Bainbridge 'gateway' could see major redesign | UPDATED
April 23, 2009 · Updated 4:07 PM
Driving off the ferry, one of the first impressions of Bainbridge Island is the northwest corner of Winslow Way and State Route 305.
This "gateway" into the island's downtown core currently features three office buildings, but there are plans now in the works that would give the corner a distinctively new look.
A development called Island Gateway is being proposed as a mixed cultural and commercial enterprise. It would be the second major development on Winslow Way since completion of "The Winslow" building on Ericksen Avenue.
Island Gateway draft plans, which were brought before the city's Design Review Board (DRB) this week, reveal a 75,000-square-foot development dispersed on a 5.2 acre property. It proposes to house an art museum, a new facility for the children’s discovery museum, KiDiMu, retail and office space and a 165-spot underground parking garage.

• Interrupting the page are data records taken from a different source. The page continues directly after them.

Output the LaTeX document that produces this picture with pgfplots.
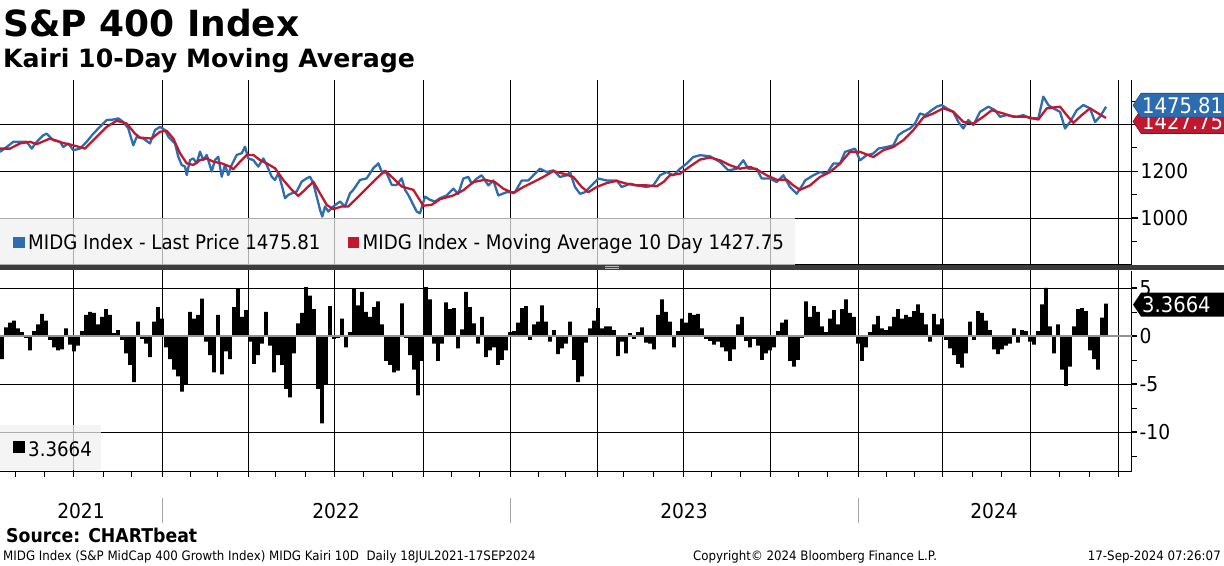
\documentclass[border=0pt]{standalone}
\usepackage{pgfplots}
\pgfplotsset{compat=1.18}
\usepackage{fontspec}
\setmainfont{DejaVu Sans}[FakeStretch=0.91]
\newfontfamily\boldf{DejaVu Sans Bold}
\definecolor{bbblue}{HTML}{2D6CAF}
\definecolor{bbblueD}{HTML}{1F4F85}
\definecolor{bbred}{HTML}{C0182F}
\definecolor{sepgray}{HTML}{3C3C3C}
\definecolor{legfill}{HTML}{F0F0F0}
\newcommand\fs[1]{\fontsize{#1bp}{#1bp}\selectfont}
\pgfplotsset{
  bbpanel/.style={
    anchor=south west, at={(0,0)}, scale only axis,
    width=1131.5bp, xmin=0, xmax=1131.5,
    axis y line*=right, axis x line*=bottom,
    axis line style={black, line width=1bp},
    xtick={73.5,162,248,334,423,510,597,683,770,858,942,1030,1118},
    xticklabels={},
    xmajorgrids, ymajorgrids,
    major grid style={black, line width=0.9bp},
    tick align=outside,
    every tick/.style={black, line width=1bp},
    ytick style={black, line width=1.6bp},
    minor y tick style={black, line width=0.9bp},
    yticklabel style={font=\fs{20.5}, inner sep=0pt, anchor=west, xshift=3bp},
    /pgf/number format/assume math mode=true,
    clip=false,
  }
}

\begin{document}
\begin{tikzpicture}[x=1bp,y=1bp]
\useasboundingbox (0,0) rectangle (1224,566);
\fill[white] (0,0) rectangle (1224,566);

%================ TOP PANEL =================
\begin{scope}[shift={(0bp,301bp)}]
\begin{axis}[bbpanel,
  height=185bp, ymin=800, ymax=1590,
  ytick={1000,1200,1400},
  yticklabels={1000,1200,{}},
  minor ytick={900,1100,1300,1500},
  major tick length=6bp, minor tick length=5bp,
]
\addplot[bbblue, line width=2.3bp, line join=round] table {
x y
0 1283
6.7 1304
13.3 1326
20 1326
26.7 1326
31.7 1297
36.7 1326
43.3 1354
46.7 1361
53.3 1333
60 1326
63.3 1304
68.3 1319
73.3 1290
80 1297
86.7 1326
93.3 1361
100 1390
106.7 1419
113.3 1421
118.3 1426
123.3 1411
128.3 1383
133.3 1311
136.7 1347
143.3 1340
150 1319
155 1376
160 1390
165 1376
168.3 1348
171.7 1333
175 1319
178.3 1262
181.7 1227
185 1220
186.7 1184
190 1248
193.3 1255
196.7 1234
200 1284
203.3 1248
206.7 1270
211.7 1199
215 1248
218.3 1262
221.7 1177
225 1227
228.3 1184
231.7 1227
236.7 1270
241.7 1277
245 1305
248.3 1255
253.3 1248
258.3 1220
263.3 1255
266.7 1227
271.7 1177
275 1163
278.3 1192
281.7 1142
285 1085
288.3 1099
291.7 1106
296.7 1114
301.7 1156
306.7 1170
310 1177
313.3 1149
316.7 1092
320 1036
322.3 1007
325 1050
328.3 1028
333.3 1050
340 1071
345 1050
350 1106
353.3 1121
360 1163
366.7 1170
373.3 1213
378.3 1234
381.7 1199
386.7 1192
391.7 1142
396.7 1142
401.7 1170
405 1121
408.3 1099
413.3 1057
416.7 1028
420 1021
425 1092
430 1078
435 1071
440 1085
446.7 1097
453.3 1126
458.3 1104
463.3 1169
468.3 1176
471.7 1147
476.7 1169
481.7 1183
488.3 1140
493.3 1161
498.3 1097
506.7 1111
515 1111
521.7 1161
528.3 1161
533.3 1183
540 1211
546.7 1197
553.3 1204
560 1176
566.7 1183
570 1197
575 1133
580 1104
585 1111
590 1133
598.3 1169
606.7 1161
616.7 1161
621.7 1133
630 1147
636.7 1140
646.7 1133
653.3 1140
660 1183
666.7 1197
673.3 1183
680 1211
686.7 1233
693.3 1261
700 1269
710 1264
720 1240
728.3 1204
736.7 1211
743.3 1247
748.3 1211
756.7 1211
761.7 1169
770 1169
776.7 1154
783.3 1183
790 1133
796.7 1104
803.3 1147
805 1161
813.3 1183
820 1197
826.7 1190
833.3 1233
840 1233
845 1283
850 1290
855 1297
860 1247
866.7 1269
873.3 1276
878.3 1297
886.7 1304
893.3 1311
898.3 1354
903.3 1369
910 1383
915 1404
920 1447
925 1440
931.7 1461
936.7 1476
941.7 1483
946.7 1469
953.3 1454
958.3 1411
963.3 1383
968.3 1419
973.3 1397
980 1454
988.3 1476
995 1461
1000 1433
1006.7 1440
1016.7 1433
1023.3 1440
1030 1426
1038.3 1426
1043.3 1519
1048.3 1483
1053.3 1469
1060 1454
1065 1383
1070 1411
1076.7 1461
1083.3 1483
1090 1469
1095 1411
1100 1433
1106 1475.81
};
\addplot[bbred, line width=2.3bp, line join=round] table {
x y
0 1297
10 1297
20 1319
30 1326
36.7 1316
50 1340
63.3 1321
73.3 1311
85 1297
96.7 1347
106.7 1390
116.7 1416
126.7 1404
135 1361
140 1344
151.7 1340
160 1369
166.7 1373
173.3 1340
180 1277
186.7 1234
193.3 1227
200 1248
206.7 1255
213.3 1241
221.7 1234
230 1220
233.3 1209
240 1241
246.7 1270
253.3 1270
260 1248
266.7 1234
275 1213
283.3 1163
291.7 1121
298.3 1095
305 1121
313.3 1156
320 1106
326.7 1057
333.3 1038
341.7 1050
348.3 1050
356.7 1085
366.7 1128
376.7 1170
385 1203
393.3 1170
401.7 1135
413.3 1121
423.3 1053
431.7 1057
440 1081
453.3 1097
463.3 1119
473.3 1154
485 1164
495 1154
503.3 1126
513.3 1107
523.3 1133
533.3 1154
543.3 1176
553.3 1201
563.3 1190
573.3 1176
581.7 1133
588.3 1111
596.7 1133
606.7 1150
616.7 1159
626.7 1147
636.7 1140
646.7 1140
656.7 1136
663.3 1154
670 1183
680 1190
690 1221
700 1250
710 1259
720 1247
730 1226
740 1211
750 1219
758.3 1204
766.7 1183
776.7 1164
786.7 1164
793.3 1140
800 1121
810 1140
820 1176
830 1197
840 1233
850 1283
860 1283
873.3 1261
883.3 1290
893.3 1304
903.3 1333
913.3 1376
923.3 1430
933.3 1447
943.3 1469
953.3 1454
963.3 1411
973.3 1404
983.3 1433
991.7 1461
1003.3 1447
1013.3 1433
1026.7 1433
1038.3 1421
1046.7 1469
1060 1476
1066.7 1440
1073.3 1407
1081.7 1440
1090 1469
1098.3 1447
1106 1427.75
};
\coordinate (bluelab) at (axis cs:1131.5,1475.81);
\coordinate (redlab) at (axis cs:1131.5,1427.75);
\end{axis}
\end{scope}

%================ BOTTOM PANEL =================
\begin{scope}[shift={(0bp,94bp)}]
\begin{axis}[bbpanel,
  height=201bp, ymin=-14.17, ymax=6.77,
  minor xtick={15.4,44.9,103,131.6,190.7,217.4,275.5,305,363.2,392.8,451,479.5,538.6,565.2,623.4,653,711,740.6,798.7,827.3,886.4,914,972.2,1001.7,1059.9,1089.4},
  ytick={-10,-5,0,5},
  yticklabels={{-10},{-5},0,5},
  minor ytick={-12.5,-7.5,-2.5,2.5},
  major tick length=5bp, minor tick length=5bp,
]
\addplot[ybar, bar width=3.75, fill=black, draw=none] table {
x y
2 -2.4
6 0.9
10 1.4
14 1.6
18 0.8
22 0.4
26 -0.2
30 -1.5
34 0.5
38 1.2
42 2.3
46 1.6
50 -0.4
54 -1.2
58 -1.5
62 -1.4
66 0.8
70 -0.9
74 -1.6
78 -1.0
82 0.5
86 2.2
90 2.5
94 2.4
98 1.2
102 2.0
106 2.8
110 2.2
114 0.3
118 0.6
122 -0.4
126 -1.8
130 -3.0
134 -4.8
138 1.5
142 -0.3
146 -0.8
150 -2.2
154 1.5
158 3.0
162 1.8
166 -1.2
170 -2.4
174 -3.5
178 -4.2
182 -5.8
186 -5.0
190 2.5
194 1.8
198 2.2
202 3.9
206 -0.6
210 -2.0
214 -3.8
218 2.2
222 -4.0
226 -1.6
230 -2.4
234 3.0
238 4.9
242 2.0
246 2.7
250 -0.6
254 -2.9
258 -2.0
262 -0.8
266 2.5
270 -1.0
274 -3.8
278 -2.0
282 -3.0
286 -5.5
290 -6.4
294 -1.8
298 1.3
302 2.4
306 5.1
310 4.2
314 2.8
318 -5.5
322 -9.1
326 -5.0
330 3.1
334 -0.3
338 -0.2
342 1.8
346 -1.2
350 0.4
354 4.9
358 3.2
362 4.6
366 2.5
370 2.0
374 3.0
378 3.6
382 1.2
386 -2.6
390 -3.0
394 -3.8
398 -3.6
402 3.4
406 -0.2
410 -2.0
414 -3.5
418 -6.2
422 -2.6
426 5.1
430 3.8
434 -0.8
438 -2.6
442 -0.8
446 3.5
450 2.8
454 2.9
458 -1.3
462 0.7
466 4.6
470 3.0
474 1.3
478 -0.8
482 2.0
486 -2.2
490 -1.5
494 -1.2
498 -3.0
502 -2.5
506 -1.5
510 0.4
514 0.5
518 1.4
522 2.9
526 3.1
530 -0.4
534 1.2
538 1.5
542 3.2
546 1.5
550 -0.6
554 0.6
558 -1.9
562 -1.3
566 -0.8
570 1.5
574 -2.5
578 -4.8
582 -4.2
586 -0.7
590 0.8
594 1.6
598 2.9
602 0.8
606 1.0
610 1.0
614 0.6
618 -2.1
622 -0.6
626 -1.8
630 0.3
634 -0.3
638 0.4
642 0.9
646 -0.7
650 -0.8
654 -1.4
658 2.2
662 3.8
666 2.5
670 1.5
674 -1.2
678 0.5
682 1.8
686 1.4
690 2.4
694 2.2
698 2.3
702 0.8
706 -0.3
710 -0.5
714 -0.9
718 -0.6
722 -1.2
726 -1.6
730 -2.6
734 -1.4
738 1.2
742 2.0
746 -0.5
750 -1.2
754 -0.3
758 -1.0
762 -2.5
766 -1.8
770 -1.5
774 -1.2
778 0.5
782 1.4
786 1.7
790 -2.6
794 -3.2
798 -2.5
802 -0.2
806 3.6
810 2.0
814 3.1
818 2.5
822 1.0
826 0.4
830 1.8
834 2.7
838 1.2
842 2.8
846 3.8
850 2.4
854 2.0
858 -0.8
862 -2.6
866 -1.2
870 0.4
874 1.2
878 2.1
882 0.8
886 0.6
890 1.0
894 2.0
898 2.8
902 1.8
906 2.2
910 2.0
914 2.6
918 3.3
922 2.4
926 1.2
930 -0.6
934 2.3
938 1.2
942 1.8
946 -0.4
950 -1.3
954 -2.0
958 -2.9
962 -3.3
966 -1.8
970 1.5
974 -0.4
978 2.6
982 2.4
986 1.6
990 0.6
994 -1.4
998 -1.9
1002 -1.4
1006 -1.0
1010 -0.8
1014 0.8
1018 -0.7
1022 0.6
1026 0.5
1030 -0.6
1034 -0.9
1038 0.5
1042 3.3
1046 5.0
1050 1.0
1054 -1.8
1058 1.2
1062 -3.5
1066 -5.2
1070 -3.2
1074 1.0
1078 2.8
1082 2.9
1086 2.6
1090 -1.5
1094 -2.4
1098 -3.5
1102 1.9
1106 3.3664
};
\draw[gray!85, line width=1.3bp] (axis cs:0,0) -- (axis cs:1131.5,0);
\coordinate (kairilab) at (axis cs:1131.5,3.3664);
\end{axis}
\end{scope}

%================ panel separator =================
\fill[sepgray] (0,296) rectangle (1224,301);
\draw[gray!55, line width=0.6bp] (605,299.2) -- (619,299.2);
\draw[gray!55, line width=0.6bp] (605,297.6) -- (619,297.6);

%================ legends =================
\fill[legfill, fill opacity=0.72] (0,301) rectangle (795,348);
\fill[bbblue] (13,317.5) rectangle (24.5,329);
\node[anchor=base west, inner sep=0pt, font=\fs{20}] at (28,316) {MIDG Index - Last Price 1475.81};
\fill[bbred] (347.5,317.5) rectangle (359,329);
\node[anchor=base west, inner sep=0pt, font=\fs{20}] at (362.5,316) {MIDG Index - Moving Average 10 Day 1427.75};

\fill[legfill, fill opacity=0.72] (0,96) rectangle (101,141);
\fill[black] (13,113) rectangle (24.5,124.5);
\node[anchor=base west, inner sep=0pt, font=\fs{20}] at (28,109) {3.3664};

%================ last value tags =================
\path (redlab) ++(0,-3.5) coordinate (rc);
\filldraw[fill=bbred, draw=bbred!70!black, line width=0.6bp]
  (rc) ++(1.5,0) -- ++(8,12) -- ++(95,0) -- ++(0,-24) -- ++(-95,0) -- cycle;
\node[anchor=west, inner sep=0pt, text=white, font=\fs{21.5}] at ([xshift=10.5bp]rc) {1427.75};
\path (bluelab) ++(0,1.5) coordinate (bc);
\filldraw[fill=bbblue, draw=bbblueD, line width=0.6bp]
  (bc) ++(1.5,0) -- ++(8,12) -- ++(95,0) -- ++(0,-24) -- ++(-95,0) -- cycle;
\node[anchor=west, inner sep=0pt, text=white, font=\fs{21.5}] at ([xshift=10.5bp]bc) {1475.81};
\path (kairilab) ++(0,-1) coordinate (kc);
\fill[black] (kc) ++(1.5,0) -- ++(8,12) -- ++(95,0) -- ++(0,-24) -- ++(-95,0) -- cycle;
\node[anchor=west, inner sep=0pt, text=white, font=\fs{21.5}] at ([xshift=10.5bp]kc) {3.3664};

%================ year labels =================
\foreach \xx/\yy in {81/2021,336/2022,684/2023,994/2024}
  \node[anchor=base, inner sep=0pt, font=\fs{20.5}] at (\xx,47) {\yy};
\foreach \xx in {162.5,510,858}
  \draw[gray!70, line width=1bp] (\xx,43) -- (\xx,68);

%================ titles and footer =================
\node[anchor=base west, inner sep=0pt, font=\boldf\fs{36}] at (3,529) {S\&P 400 Index};
\node[anchor=base west, inner sep=0pt, font=\boldf\fs{25.2}] at (3,498) {Kairi 10-Day Moving Average};
\node[anchor=base west, inner sep=0pt, font=\boldf\fs{19}] at (6,23) {\scalebox{0.91}[1]{Source: CHARTbeat}};
\node[anchor=base west, inner sep=0pt, font=\fs{13}] at (3,5) {MIDG Index (S\&P MidCap 400 Growth Index) MIDG Kairi 10D\ \ Daily 18JUL2021-17SEP2024};
\node[anchor=base west, inner sep=0pt, font=\fs{13}] at (693,5) {Copyright© 2024 Bloomberg Finance L.P.};
\node[anchor=base east, inner sep=0pt, font=\fs{13}] at (1221,5) {17-Sep-2024 07:26:07};
\end{tikzpicture}
\end{document}
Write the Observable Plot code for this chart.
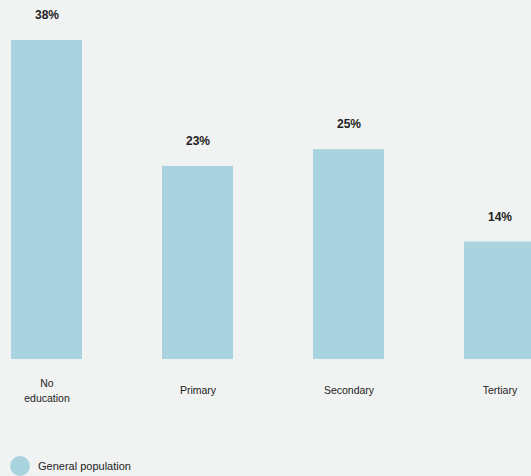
<!DOCTYPE html>
<html>
<head>
<meta charset="utf-8">
<script src="https://cdn.jsdelivr.net/npm/d3@7"></script>
<script src="https://cdn.jsdelivr.net/npm/@observablehq/plot@0.6"></script>
<style>
  html, body { margin: 0; padding: 0; background: #f1f2f2; }
  body { width: 531px; height: 476px; overflow: hidden; font-family: "Liberation Sans", Arial, sans-serif; }
  #legend { display: flex; align-items: center; margin-left: 10px; margin-top: 16px; font-size: 11px; color: #222; }
  #legend .sw { width: 20px; height: 20px; border-radius: 50%; background: #a9d4df; margin-right: 8px; }
</style>
</head>
<body>
<div id="chart"></div>
<div id="legend"><span class="sw"></span><span>General population</span></div>
<script>
const categories = ["No\neducation", "Primary", "Secondary", "Tertiary"];
const values = [38, 23, 25, 14];
const seriesName = "General population";

const data = categories.map((c, i) => ({category: c, value: values[i]}));

const chart = Plot.plot({
  width: 531,
  height: 440,
  style: {background: "transparent", fontFamily: "Liberation Sans, Arial, sans-serif", color: "#222"},
  x: {domain: categories, range: [10, 535], paddingInner: 0.53, paddingOuter: 0, axis: null},
  y: {domain: [0, 38], range: [359, 40], axis: null},
  marks: [
    Plot.barY(data, {x: "category", y: "value", fill: "#a9d4df"}),
    Plot.text(data, {x: "category", y: "value", text: d => d.value + "%", dy: -25, fontSize: 12, fontWeight: "bold", fill: "#222"}),
    Plot.text(data, {x: "category", y: () => 0, text: "category", dy: 30, fontSize: 10.5, lineHeight: 1.45, fill: "#222"})
  ]
});
document.getElementById("chart").appendChild(chart);
document.getElementById("legend").children[1].textContent = seriesName;
</script>
</body>
</html>
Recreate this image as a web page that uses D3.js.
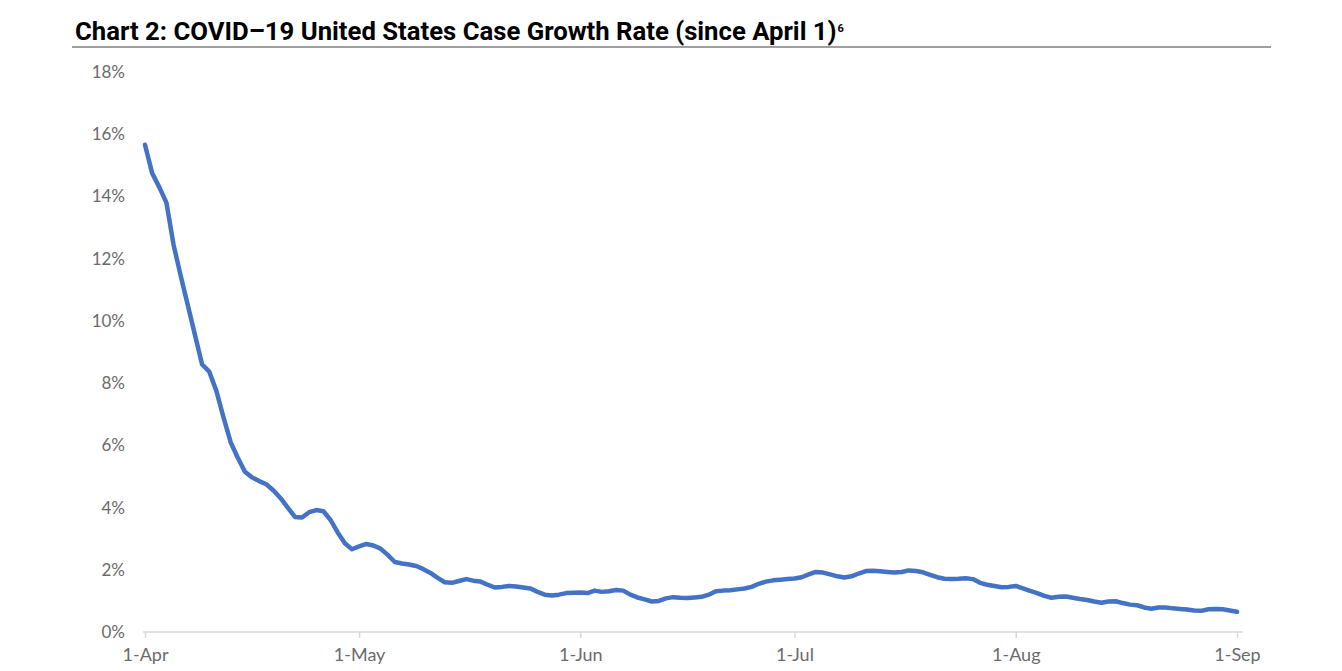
<!DOCTYPE html>
<html>
<head>
<meta charset="utf-8">
<script src="https://cdn.jsdelivr.net/npm/d3@7"></script>
<style>
  body { margin: 0; background: #fff; }
  svg { display: block; }
</style>
</head>
<body>
<svg id="chart" width="1342" height="671"></svg>
<script>
// daily growth rate (%) from 1-Apr to 1-Sep
var startDate = new Date(2020, 3, 1);
var growth = [
  15.66, 14.75, 14.3, 13.8, 12.45, 11.45, 10.5, 9.55, 8.6, 8.37,
  7.75, 6.9, 6.1, 5.6, 5.15, 4.97, 4.85, 4.75, 4.55, 4.3,
  4.0, 3.7, 3.68, 3.85, 3.92, 3.88, 3.6, 3.2, 2.85, 2.66,
  2.75, 2.83, 2.78, 2.68, 2.48, 2.25, 2.2, 2.17, 2.12, 2.02,
  1.9, 1.74, 1.6, 1.58, 1.64, 1.7, 1.65, 1.62, 1.52, 1.43,
  1.45, 1.48, 1.46, 1.43, 1.4, 1.29, 1.2, 1.17, 1.2, 1.25,
  1.26, 1.27, 1.25, 1.33, 1.29, 1.31, 1.35, 1.33, 1.2, 1.11,
  1.05, 0.98, 1.0, 1.08, 1.12, 1.1, 1.09, 1.11, 1.13, 1.2,
  1.31, 1.33, 1.34, 1.37, 1.4, 1.45, 1.55, 1.62, 1.66, 1.68,
  1.7, 1.72, 1.76, 1.85, 1.93, 1.91, 1.85, 1.79, 1.75, 1.79,
  1.88, 1.96, 1.97, 1.95, 1.93, 1.91, 1.93, 1.98, 1.96, 1.92,
  1.84, 1.76, 1.71, 1.7, 1.71, 1.73, 1.7, 1.58, 1.52, 1.48,
  1.44, 1.45, 1.48, 1.4, 1.32, 1.25, 1.16, 1.1, 1.13, 1.14,
  1.1, 1.06, 1.03, 0.98, 0.94, 0.98, 0.99, 0.93, 0.88, 0.86,
  0.79, 0.75, 0.79, 0.79, 0.76, 0.74, 0.72, 0.69, 0.68, 0.73,
  0.74, 0.73, 0.69, 0.65
];
var yTicks = [0, 2, 4, 6, 8, 10, 12, 14, 16, 18];
var xTickDates = [new Date(2020,3,1), new Date(2020,4,1), new Date(2020,5,1),
                  new Date(2020,6,1), new Date(2020,7,1), new Date(2020,8,1)];
var monthNames = ["Jan","Feb","Mar","Apr","May","Jun","Jul","Aug","Sep","Oct","Nov","Dec"];

var data = growth.map((v,i) => {
  return {date: d3.timeDay.offset(startDate, i), value: v};
});

var svg = d3.select("#chart");
var labelFont = "'Lato', 'Open Sans', sans-serif";

var x = d3.scaleTime()
  .domain([startDate, new Date(2020, 8, 1)])
  .range([145, 1237]);
var y = d3.scaleLinear()
  .domain([0, 18])
  .range([632, 72]);

// title + rule under it
var title = svg.append("text")
  .attr("x", 75)
  .attr("y", 40)
  .attr("font-family", "'Roboto', 'DejaVu Sans', sans-serif")
  .attr("font-weight", "bold")
  .attr("font-size", 22)
  .attr("fill", "#000")
  .text("Chart 2: COVID\u201319 United States Case Growth Rate (since April 1)");
// fit title width to the reference
var tw = title.node().getComputedTextLength();
title.attr("font-size", 22 * 762 / tw);
var tw2 = title.node().getComputedTextLength();
svg.append("text")
  .attr("x", 75 + tw2 + 1)
  .attr("y", 32)
  .attr("font-family", "'Roboto', sans-serif")
  .attr("font-weight", "bold")
  .attr("font-size", 11)
  .text("6");

svg.append("line")
  .attr("x1", 72).attr("x2", 1271)
  .attr("y1", 47).attr("y2", 47)
  .attr("stroke", "#7f7f7f")
  .attr("stroke-width", 1.5);

// y axis labels (no axis line)
var yAxis = d3.axisLeft(y)
  .tickValues(yTicks)
  .tickSize(0)
  .tickPadding(0)
  .tickFormat(d => d + "%");
var gy = svg.append("g")
  .attr("transform", "translate(125,0)")
  .call(yAxis);
gy.select(".domain").remove();
gy.selectAll("text")
  .attr("font-family", labelFont)
  .attr("font-size", 17)
  .attr("fill", "#6b6b6b");

// x axis
var xAxis = d3.axisBottom(x)
  .tickValues(xTickDates)
  .tickSize(6)
  .tickSizeOuter(0)
  .tickPadding(10)
  .tickFormat(d => d.getDate() + "-" + monthNames[d.getMonth()]);
var gx = svg.append("g")
  .attr("transform", "translate(0," + y(0) + ")")
  .call(xAxis);
gx.select(".domain")
  .attr("d", "M" + x(d3.timeHour.offset(startDate, -7)) + ",0H" + x(d3.timeHour.offset(new Date(2020,8,1), 19)))
  .attr("stroke", "#d9d9d9")
  .attr("stroke-width", 1.5);
gx.selectAll(".tick line")
  .attr("stroke", "#d9d9d9")
  .attr("stroke-width", 1.5);
gx.selectAll("text")
  .attr("font-family", labelFont)
  .attr("font-size", 18)
  .attr("fill", "#6b6b6b");

// the line
var line = d3.line()
  .x(d => x(d.date))
  .y(d => y(d.value));

svg.append("path")
  .datum(data)
  .attr("d", line)
  .attr("fill", "none")
  .attr("stroke", "#4472c4")
  .attr("stroke-width", 4.5)
  .attr("stroke-linejoin", "round")
  .attr("stroke-linecap", "round");
</script>
</body>
</html>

Cynthia Vaias, the director of KidiMu, confirmed that the new development might be an option for a relocation that has been in the works for some time, although nothing is final yet.
The project is being put forward by a group of developers and stakeholders who have formed Island Gateway LLC/Winslow Corner LLC.
Bill Carruthers, who brought forward the Vineyard Lane development, is involved with the project.
"I am absolutely convinced this project will enhance and represent the strong cultural elements of our community and the strong artistic component of Bainbridge Island," Carruthers said.
Preliminary architectural plans for Island Gateway were drawn up by Bainbridge's Coates Design, which recently received acclaim for its work on the island's first Platinum LEED home.
According to Matthew Coates, the development is aiming to achieve a LEED Gold standards and will address storm water management and aquifer recharge issues.
"It's important to note the site, as is, is 95 percent impervious surface," Coates said. "We are striving for a dramatic, 80 percent reduction in impervious surfaces, reducing stormwater runoff and improving the quality of that runoff."
A prominent "living wall" that supports vertical plant growth would also be part of the development.
However, the designs have not appealed to everyone. On Monday, some members of the DRB criticized the uniform office space structures located in the center of the development.
"There were elements that didn't suit their guidelines, but what came out of that is quite a benefit for us," Carruthers said. "We've made some decisions with the architects, the experience has enhanced the project."
A modified design of the office space structures will be presented to the Design Review Board next Monday, April 27.
Carruthers believes construction will begin this year. The first stage will focus on infrastructure, the underground parking lot and both museum buildings.
The developers are also looking to salvage the historic building currently being leased by Countrywide Home Loans. The office originally housed the Eagle Harbor Market – the precursor to downtown's Town and Country.
Talks between the developers and the Nakata family indicate the building will likely be relocated to the original Nakata family property on Wyatt Way and Weaver Road.
With its attention to cultural, environmental and historical detail, proponents of the project feel its a positive anchor for downtown.
"There could be a multitude of different developments that could be placed on that prominent street corner," Coates said. "This creative building goes a long way to underscore the value of this project to the community and the community to the project."